▶ _Given exercise_: The records below must be retyped exactly.

--- start Dataset rows ---

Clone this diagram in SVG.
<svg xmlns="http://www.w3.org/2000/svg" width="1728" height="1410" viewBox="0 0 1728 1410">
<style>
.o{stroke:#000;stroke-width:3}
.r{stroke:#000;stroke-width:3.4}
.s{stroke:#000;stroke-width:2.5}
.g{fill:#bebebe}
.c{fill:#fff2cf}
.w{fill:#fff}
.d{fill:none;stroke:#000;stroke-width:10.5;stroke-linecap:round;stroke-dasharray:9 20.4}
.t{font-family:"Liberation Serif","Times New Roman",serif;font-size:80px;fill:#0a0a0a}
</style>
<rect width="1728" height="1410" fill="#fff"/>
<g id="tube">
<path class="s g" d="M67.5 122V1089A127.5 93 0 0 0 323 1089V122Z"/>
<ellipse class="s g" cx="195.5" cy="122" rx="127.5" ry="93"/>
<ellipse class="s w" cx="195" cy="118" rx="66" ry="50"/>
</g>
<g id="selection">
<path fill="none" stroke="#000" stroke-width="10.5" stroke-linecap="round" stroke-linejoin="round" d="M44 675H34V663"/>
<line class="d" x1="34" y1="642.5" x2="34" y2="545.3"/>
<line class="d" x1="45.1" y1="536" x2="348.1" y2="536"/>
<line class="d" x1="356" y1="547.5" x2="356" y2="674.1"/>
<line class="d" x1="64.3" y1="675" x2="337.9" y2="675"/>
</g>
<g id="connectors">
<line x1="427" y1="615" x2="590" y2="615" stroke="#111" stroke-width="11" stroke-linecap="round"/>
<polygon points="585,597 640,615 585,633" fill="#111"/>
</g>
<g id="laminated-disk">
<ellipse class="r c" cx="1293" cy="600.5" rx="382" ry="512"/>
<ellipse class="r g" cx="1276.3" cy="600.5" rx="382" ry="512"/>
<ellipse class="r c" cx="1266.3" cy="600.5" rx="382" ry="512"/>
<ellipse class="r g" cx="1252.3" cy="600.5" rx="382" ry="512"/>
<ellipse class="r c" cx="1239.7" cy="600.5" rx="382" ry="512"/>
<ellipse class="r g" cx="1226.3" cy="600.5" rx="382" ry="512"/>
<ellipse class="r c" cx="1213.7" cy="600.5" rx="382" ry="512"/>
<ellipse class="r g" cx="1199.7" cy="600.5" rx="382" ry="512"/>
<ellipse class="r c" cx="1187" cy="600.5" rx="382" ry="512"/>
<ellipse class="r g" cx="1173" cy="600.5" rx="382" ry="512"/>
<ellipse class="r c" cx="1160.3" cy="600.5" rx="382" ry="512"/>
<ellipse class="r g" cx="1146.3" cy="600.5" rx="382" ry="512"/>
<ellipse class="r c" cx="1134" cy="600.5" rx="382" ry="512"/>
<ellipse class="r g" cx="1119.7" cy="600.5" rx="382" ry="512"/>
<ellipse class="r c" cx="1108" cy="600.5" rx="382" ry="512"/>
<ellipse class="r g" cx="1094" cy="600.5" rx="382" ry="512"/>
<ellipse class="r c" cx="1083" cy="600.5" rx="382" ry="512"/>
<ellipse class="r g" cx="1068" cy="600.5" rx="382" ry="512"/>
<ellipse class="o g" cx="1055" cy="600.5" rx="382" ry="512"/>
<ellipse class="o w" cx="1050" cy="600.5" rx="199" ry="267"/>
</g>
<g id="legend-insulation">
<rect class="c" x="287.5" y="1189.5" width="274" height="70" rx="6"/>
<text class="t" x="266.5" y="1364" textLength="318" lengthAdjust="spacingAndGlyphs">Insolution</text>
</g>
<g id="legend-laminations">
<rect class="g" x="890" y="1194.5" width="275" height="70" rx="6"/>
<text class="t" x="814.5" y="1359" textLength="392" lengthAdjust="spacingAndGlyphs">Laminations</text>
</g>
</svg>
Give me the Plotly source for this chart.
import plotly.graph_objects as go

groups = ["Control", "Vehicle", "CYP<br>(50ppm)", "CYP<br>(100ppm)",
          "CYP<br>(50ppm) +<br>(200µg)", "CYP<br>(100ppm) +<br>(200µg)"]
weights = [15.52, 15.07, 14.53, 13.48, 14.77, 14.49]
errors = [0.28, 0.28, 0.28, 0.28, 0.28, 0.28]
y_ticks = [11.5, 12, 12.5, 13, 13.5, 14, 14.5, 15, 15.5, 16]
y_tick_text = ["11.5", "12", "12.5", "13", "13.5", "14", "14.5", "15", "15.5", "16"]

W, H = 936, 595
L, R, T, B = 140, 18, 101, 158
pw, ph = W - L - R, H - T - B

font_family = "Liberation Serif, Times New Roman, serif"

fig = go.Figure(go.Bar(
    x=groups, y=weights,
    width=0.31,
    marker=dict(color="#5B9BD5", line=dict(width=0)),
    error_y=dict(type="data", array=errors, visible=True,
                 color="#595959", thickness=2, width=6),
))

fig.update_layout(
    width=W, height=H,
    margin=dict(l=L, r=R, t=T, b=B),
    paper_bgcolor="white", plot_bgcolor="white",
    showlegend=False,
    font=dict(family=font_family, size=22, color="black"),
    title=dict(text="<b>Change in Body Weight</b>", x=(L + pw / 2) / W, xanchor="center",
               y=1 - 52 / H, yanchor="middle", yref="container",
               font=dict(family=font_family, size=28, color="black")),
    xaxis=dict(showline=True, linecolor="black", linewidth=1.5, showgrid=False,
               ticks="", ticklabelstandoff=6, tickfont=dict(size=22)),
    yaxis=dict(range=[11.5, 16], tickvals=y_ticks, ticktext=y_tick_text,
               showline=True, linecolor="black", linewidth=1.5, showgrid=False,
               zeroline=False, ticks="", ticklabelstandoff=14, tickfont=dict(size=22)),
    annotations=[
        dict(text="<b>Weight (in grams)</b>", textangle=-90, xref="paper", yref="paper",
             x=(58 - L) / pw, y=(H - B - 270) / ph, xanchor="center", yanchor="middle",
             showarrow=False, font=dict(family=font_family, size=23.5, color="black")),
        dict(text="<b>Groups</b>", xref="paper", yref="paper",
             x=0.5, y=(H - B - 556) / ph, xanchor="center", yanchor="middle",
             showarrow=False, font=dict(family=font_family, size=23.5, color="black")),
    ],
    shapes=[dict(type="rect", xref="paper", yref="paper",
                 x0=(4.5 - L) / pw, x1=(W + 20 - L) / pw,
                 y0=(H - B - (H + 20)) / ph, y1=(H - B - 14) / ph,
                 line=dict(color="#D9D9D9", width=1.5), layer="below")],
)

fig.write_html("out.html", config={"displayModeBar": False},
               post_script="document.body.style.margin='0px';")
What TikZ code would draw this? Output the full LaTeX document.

--- end Dataset rows ---

▶ _Correct answer_:
Clone this diagram in SVG.
<svg xmlns="http://www.w3.org/2000/svg" width="1728" height="1410" viewBox="0 0 1728 1410">
<style>
.o{stroke:#000;stroke-width:3}
.r{stroke:#000;stroke-width:3.4}
.s{stroke:#000;stroke-width:2.5}
.g{fill:#bebebe}
.c{fill:#fff2cf}
.w{fill:#fff}
.d{fill:none;stroke:#000;stroke-width:10.5;stroke-linecap:round;stroke-dasharray:9 20.4}
.t{font-family:"Liberation Serif","Times New Roman",serif;font-size:80px;fill:#0a0a0a}
</style>
<rect width="1728" height="1410" fill="#fff"/>
<g id="tube">
<path class="s g" d="M67.5 122V1089A127.5 93 0 0 0 323 1089V122Z"/>
<ellipse class="s g" cx="195.5" cy="122" rx="127.5" ry="93"/>
<ellipse class="s w" cx="195" cy="118" rx="66" ry="50"/>
</g>
<g id="selection">
<path fill="none" stroke="#000" stroke-width="10.5" stroke-linecap="round" stroke-linejoin="round" d="M44 675H34V663"/>
<line class="d" x1="34" y1="642.5" x2="34" y2="545.3"/>
<line class="d" x1="45.1" y1="536" x2="348.1" y2="536"/>
<line class="d" x1="356" y1="547.5" x2="356" y2="674.1"/>
<line class="d" x1="64.3" y1="675" x2="337.9" y2="675"/>
</g>
<g id="connectors">
<line x1="427" y1="615" x2="590" y2="615" stroke="#111" stroke-width="11" stroke-linecap="round"/>
<polygon points="585,597 640,615 585,633" fill="#111"/>
</g>
<g id="laminated-disk">
<ellipse class="r c" cx="1293" cy="600.5" rx="382" ry="512"/>
<ellipse class="r g" cx="1276.3" cy="600.5" rx="382" ry="512"/>
<ellipse class="r c" cx="1266.3" cy="600.5" rx="382" ry="512"/>
<ellipse class="r g" cx="1252.3" cy="600.5" rx="382" ry="512"/>
<ellipse class="r c" cx="1239.7" cy="600.5" rx="382" ry="512"/>
<ellipse class="r g" cx="1226.3" cy="600.5" rx="382" ry="512"/>
<ellipse class="r c" cx="1213.7" cy="600.5" rx="382" ry="512"/>
<ellipse class="r g" cx="1199.7" cy="600.5" rx="382" ry="512"/>
<ellipse class="r c" cx="1187" cy="600.5" rx="382" ry="512"/>
<ellipse class="r g" cx="1173" cy="600.5" rx="382" ry="512"/>
<ellipse class="r c" cx="1160.3" cy="600.5" rx="382" ry="512"/>
<ellipse class="r g" cx="1146.3" cy="600.5" rx="382" ry="512"/>
<ellipse class="r c" cx="1134" cy="600.5" rx="382" ry="512"/>
<ellipse class="r g" cx="1119.7" cy="600.5" rx="382" ry="512"/>
<ellipse class="r c" cx="1108" cy="600.5" rx="382" ry="512"/>
<ellipse class="r g" cx="1094" cy="600.5" rx="382" ry="512"/>
<ellipse class="r c" cx="1083" cy="600.5" rx="382" ry="512"/>
<ellipse class="r g" cx="1068" cy="600.5" rx="382" ry="512"/>
<ellipse class="o g" cx="1055" cy="600.5" rx="382" ry="512"/>
<ellipse class="o w" cx="1050" cy="600.5" rx="199" ry="267"/>
</g>
<g id="legend-insulation">
<rect class="c" x="287.5" y="1189.5" width="274" height="70" rx="6"/>
<text class="t" x="266.5" y="1364" textLength="318" lengthAdjust="spacingAndGlyphs">Insolution</text>
</g>
<g id="legend-laminations">
<rect class="g" x="890" y="1194.5" width="275" height="70" rx="6"/>
<text class="t" x="814.5" y="1359" textLength="392" lengthAdjust="spacingAndGlyphs">Laminations</text>
</g>
</svg>
Give me the Plotly source for this chart.
import plotly.graph_objects as go

groups = ["Control", "Vehicle", "CYP<br>(50ppm)", "CYP<br>(100ppm)",
          "CYP<br>(50ppm) +<br>(200µg)", "CYP<br>(100ppm) +<br>(200µg)"]
weights = [15.52, 15.07, 14.53, 13.48, 14.77, 14.49]
errors = [0.28, 0.28, 0.28, 0.28, 0.28, 0.28]
y_ticks = [11.5, 12, 12.5, 13, 13.5, 14, 14.5, 15, 15.5, 16]
y_tick_text = ["11.5", "12", "12.5", "13", "13.5", "14", "14.5", "15", "15.5", "16"]

W, H = 936, 595
L, R, T, B = 140, 18, 101, 158
pw, ph = W - L - R, H - T - B

font_family = "Liberation Serif, Times New Roman, serif"

fig = go.Figure(go.Bar(
    x=groups, y=weights,
    width=0.31,
    marker=dict(color="#5B9BD5", line=dict(width=0)),
    error_y=dict(type="data", array=errors, visible=True,
                 color="#595959", thickness=2, width=6),
))

fig.update_layout(
    width=W, height=H,
    margin=dict(l=L, r=R, t=T, b=B),
    paper_bgcolor="white", plot_bgcolor="white",
    showlegend=False,
    font=dict(family=font_family, size=22, color="black"),
    title=dict(text="<b>Change in Body Weight</b>", x=(L + pw / 2) / W, xanchor="center",
               y=1 - 52 / H, yanchor="middle", yref="container",
               font=dict(family=font_family, size=28, color="black")),
    xaxis=dict(showline=True, linecolor="black", linewidth=1.5, showgrid=False,
               ticks="", ticklabelstandoff=6, tickfont=dict(size=22)),
    yaxis=dict(range=[11.5, 16], tickvals=y_ticks, ticktext=y_tick_text,
               showline=True, linecolor="black", linewidth=1.5, showgrid=False,
               zeroline=False, ticks="", ticklabelstandoff=14, tickfont=dict(size=22)),
    annotations=[
        dict(text="<b>Weight (in grams)</b>", textangle=-90, xref="paper", yref="paper",
             x=(58 - L) / pw, y=(H - B - 270) / ph, xanchor="center", yanchor="middle",
             showarrow=False, font=dict(family=font_family, size=23.5, color="black")),
        dict(text="<b>Groups</b>", xref="paper", yref="paper",
             x=0.5, y=(H - B - 556) / ph, xanchor="center", yanchor="middle",
             showarrow=False, font=dict(family=font_family, size=23.5, color="black")),
    ],
    shapes=[dict(type="rect", xref="paper", yref="paper",
                 x0=(4.5 - L) / pw, x1=(W + 20 - L) / pw,
                 y0=(H - B - (H + 20)) / ph, y1=(H - B - 14) / ph,
                 line=dict(color="#D9D9D9", width=1.5), layer="below")],
)

fig.write_html("out.html", config={"displayModeBar": False},
               post_script="document.body.style.margin='0px';")
What TikZ code would draw this? Output the full LaTeX document.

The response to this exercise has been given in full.